As part of my #ESA100 reflections, I commented that variance partitioning was dead as a way to infer the drivers of metacommunity structure. Mathew Leibold didn’t get what I was on about at all. Understandably–my remarks were brief and in retrospect not as clear as they should’ve been.* He was kind enough to take the time to comment at length on what he sees as the main problems with variance partitioning and how it’s currently applied, which gave me the chance to clarify my own views. I agree with Mathew on many points.

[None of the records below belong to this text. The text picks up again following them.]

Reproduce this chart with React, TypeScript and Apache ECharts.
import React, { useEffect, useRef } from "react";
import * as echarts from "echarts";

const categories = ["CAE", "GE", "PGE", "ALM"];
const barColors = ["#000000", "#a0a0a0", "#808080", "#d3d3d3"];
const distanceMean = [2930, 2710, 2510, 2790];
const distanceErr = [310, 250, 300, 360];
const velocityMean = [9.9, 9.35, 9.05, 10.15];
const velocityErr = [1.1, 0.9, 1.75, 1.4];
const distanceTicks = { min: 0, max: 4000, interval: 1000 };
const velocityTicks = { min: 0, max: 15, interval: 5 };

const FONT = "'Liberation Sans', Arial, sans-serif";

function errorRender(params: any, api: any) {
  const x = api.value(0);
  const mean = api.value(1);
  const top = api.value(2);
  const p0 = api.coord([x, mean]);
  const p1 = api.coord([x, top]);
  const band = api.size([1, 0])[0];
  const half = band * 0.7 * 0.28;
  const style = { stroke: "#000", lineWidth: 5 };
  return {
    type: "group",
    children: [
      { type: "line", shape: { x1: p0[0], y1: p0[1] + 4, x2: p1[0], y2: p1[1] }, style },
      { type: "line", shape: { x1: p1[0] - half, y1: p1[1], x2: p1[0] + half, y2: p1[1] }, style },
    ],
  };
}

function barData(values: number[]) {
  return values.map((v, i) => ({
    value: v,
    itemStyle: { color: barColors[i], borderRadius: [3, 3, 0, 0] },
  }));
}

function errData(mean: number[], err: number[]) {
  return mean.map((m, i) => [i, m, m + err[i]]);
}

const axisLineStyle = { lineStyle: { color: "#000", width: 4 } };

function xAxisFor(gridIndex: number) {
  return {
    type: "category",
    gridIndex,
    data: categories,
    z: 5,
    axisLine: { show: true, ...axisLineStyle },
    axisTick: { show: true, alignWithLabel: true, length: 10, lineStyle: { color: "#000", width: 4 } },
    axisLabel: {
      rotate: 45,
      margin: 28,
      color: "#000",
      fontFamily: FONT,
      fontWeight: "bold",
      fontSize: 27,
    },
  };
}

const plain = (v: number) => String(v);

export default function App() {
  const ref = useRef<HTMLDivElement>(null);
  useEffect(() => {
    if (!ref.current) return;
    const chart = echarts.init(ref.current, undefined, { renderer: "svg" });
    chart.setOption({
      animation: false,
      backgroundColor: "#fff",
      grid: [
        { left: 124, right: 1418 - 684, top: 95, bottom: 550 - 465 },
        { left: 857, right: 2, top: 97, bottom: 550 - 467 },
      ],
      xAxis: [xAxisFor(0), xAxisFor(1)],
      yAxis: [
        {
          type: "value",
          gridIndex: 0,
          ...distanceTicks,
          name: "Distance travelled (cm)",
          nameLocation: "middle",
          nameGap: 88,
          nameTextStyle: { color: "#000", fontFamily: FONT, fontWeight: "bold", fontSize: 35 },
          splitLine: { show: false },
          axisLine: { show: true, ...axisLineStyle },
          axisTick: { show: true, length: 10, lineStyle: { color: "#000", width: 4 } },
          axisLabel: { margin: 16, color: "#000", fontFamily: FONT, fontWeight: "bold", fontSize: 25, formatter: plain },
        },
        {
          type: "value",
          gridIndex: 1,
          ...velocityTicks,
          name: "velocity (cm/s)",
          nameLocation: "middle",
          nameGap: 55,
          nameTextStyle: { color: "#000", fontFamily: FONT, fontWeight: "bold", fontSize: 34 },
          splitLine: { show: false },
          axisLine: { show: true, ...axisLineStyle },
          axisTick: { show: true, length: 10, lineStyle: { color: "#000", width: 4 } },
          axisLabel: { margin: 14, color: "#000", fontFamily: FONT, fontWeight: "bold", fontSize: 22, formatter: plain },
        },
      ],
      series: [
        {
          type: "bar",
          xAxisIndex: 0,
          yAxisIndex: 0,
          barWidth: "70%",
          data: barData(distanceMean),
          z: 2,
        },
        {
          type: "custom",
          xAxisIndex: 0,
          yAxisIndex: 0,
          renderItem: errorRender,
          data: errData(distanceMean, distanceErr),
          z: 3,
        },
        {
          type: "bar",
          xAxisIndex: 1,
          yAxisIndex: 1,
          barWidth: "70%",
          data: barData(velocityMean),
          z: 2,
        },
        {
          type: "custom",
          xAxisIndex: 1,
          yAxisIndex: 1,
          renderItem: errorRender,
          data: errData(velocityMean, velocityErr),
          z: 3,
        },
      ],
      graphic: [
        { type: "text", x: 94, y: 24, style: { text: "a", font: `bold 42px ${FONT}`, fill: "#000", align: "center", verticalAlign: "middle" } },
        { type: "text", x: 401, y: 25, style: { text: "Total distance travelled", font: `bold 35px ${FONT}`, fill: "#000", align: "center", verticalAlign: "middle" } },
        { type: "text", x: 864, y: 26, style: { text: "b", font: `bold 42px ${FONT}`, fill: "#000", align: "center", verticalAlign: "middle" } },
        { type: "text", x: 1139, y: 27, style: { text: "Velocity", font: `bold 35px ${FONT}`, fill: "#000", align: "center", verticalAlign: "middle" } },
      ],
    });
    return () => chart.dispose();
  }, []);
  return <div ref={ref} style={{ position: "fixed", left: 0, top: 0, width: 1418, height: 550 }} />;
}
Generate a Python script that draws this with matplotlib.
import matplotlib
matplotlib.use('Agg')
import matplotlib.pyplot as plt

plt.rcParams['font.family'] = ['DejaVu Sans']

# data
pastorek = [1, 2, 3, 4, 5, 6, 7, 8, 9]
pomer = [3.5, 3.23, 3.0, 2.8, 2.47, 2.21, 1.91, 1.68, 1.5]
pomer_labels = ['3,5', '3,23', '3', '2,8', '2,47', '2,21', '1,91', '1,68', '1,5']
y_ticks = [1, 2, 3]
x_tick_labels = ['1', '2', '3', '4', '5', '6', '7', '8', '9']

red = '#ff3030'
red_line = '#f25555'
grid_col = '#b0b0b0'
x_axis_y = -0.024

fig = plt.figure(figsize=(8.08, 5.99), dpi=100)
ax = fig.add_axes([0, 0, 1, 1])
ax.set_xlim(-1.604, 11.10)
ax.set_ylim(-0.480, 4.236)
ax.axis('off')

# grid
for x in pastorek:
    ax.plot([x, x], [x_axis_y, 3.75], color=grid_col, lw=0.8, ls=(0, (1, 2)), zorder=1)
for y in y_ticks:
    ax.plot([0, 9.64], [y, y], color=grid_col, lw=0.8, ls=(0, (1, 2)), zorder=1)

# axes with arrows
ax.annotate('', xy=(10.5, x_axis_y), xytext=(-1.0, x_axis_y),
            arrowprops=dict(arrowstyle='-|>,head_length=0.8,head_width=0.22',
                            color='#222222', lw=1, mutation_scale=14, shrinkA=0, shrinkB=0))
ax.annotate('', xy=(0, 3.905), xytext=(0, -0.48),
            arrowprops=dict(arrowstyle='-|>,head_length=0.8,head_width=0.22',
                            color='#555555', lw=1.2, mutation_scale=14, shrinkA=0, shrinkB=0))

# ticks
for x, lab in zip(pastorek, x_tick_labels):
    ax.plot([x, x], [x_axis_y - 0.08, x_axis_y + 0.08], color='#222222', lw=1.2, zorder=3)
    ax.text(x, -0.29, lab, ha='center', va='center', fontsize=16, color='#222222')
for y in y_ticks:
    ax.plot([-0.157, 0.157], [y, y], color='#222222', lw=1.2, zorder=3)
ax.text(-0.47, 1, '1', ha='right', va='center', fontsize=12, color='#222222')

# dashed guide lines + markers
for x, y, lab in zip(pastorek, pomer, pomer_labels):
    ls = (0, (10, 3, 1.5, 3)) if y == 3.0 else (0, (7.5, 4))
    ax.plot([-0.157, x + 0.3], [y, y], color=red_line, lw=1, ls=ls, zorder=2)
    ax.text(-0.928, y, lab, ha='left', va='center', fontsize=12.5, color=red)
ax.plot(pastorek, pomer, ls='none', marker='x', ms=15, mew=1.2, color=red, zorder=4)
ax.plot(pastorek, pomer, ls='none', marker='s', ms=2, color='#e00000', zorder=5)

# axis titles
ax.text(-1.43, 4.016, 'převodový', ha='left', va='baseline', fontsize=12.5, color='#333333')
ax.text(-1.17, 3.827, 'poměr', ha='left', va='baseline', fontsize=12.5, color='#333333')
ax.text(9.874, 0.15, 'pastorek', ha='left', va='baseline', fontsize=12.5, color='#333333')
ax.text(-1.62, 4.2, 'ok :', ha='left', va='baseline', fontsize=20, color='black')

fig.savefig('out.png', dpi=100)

Wanted to highlight this exchange because I think it addresses an important issue in ecology. Understanding metacommunities is a really important job for community ecology, and right now variance partitioning is probably the single most popular tool for the job. It’s vitally important that we use that tool in effective ways, improve it if we can, and have a good understanding of what it can’t and can’t do. Mathew and I agree that:
- There’s been excessive enthusiasm for using variance partitioning as a diagnostic test for metacommunity theories. There are too many possible “kinds” of metacommunities–far more than the small number of “paradigm” special cases on which existing theory focuses–for variance partitioning to be used as a diagnostic tool.
- Insufficient attention has been given to how to interpret variance partitioning even if various statistical issues with it are addressed. (I’d add–don’t know if Mathew would agree–that this is a common problem in ecology. When a new statistical tool is developed, subsequent work tends to focus on identifying and resolving technical statistical issues with that tool. Which is fine, but tends to have the unfortunate side effect that equally or even more important non-statistical issues of how to interpret the tool tend to get neglected. Or worse, get mistaken for technical statistical issues.)
- Variance partitioning remains a potentially useful statistical tool, and future work needs to focus on how to interpret and use that tool most effectively. (Not as a standalone diagnostic tool, but as one line of evidence among others, I’d say.)
I also think this exchange of comments was a nice example of how blogging can contribute to scientific discussion. So I wanted to highlight it for that reason as well.
*Mathew’s a friend and knows how my brain works. So if he can’t tell what the hell I’m on about, probably lots of other people couldn’t tell either. Which is my bad.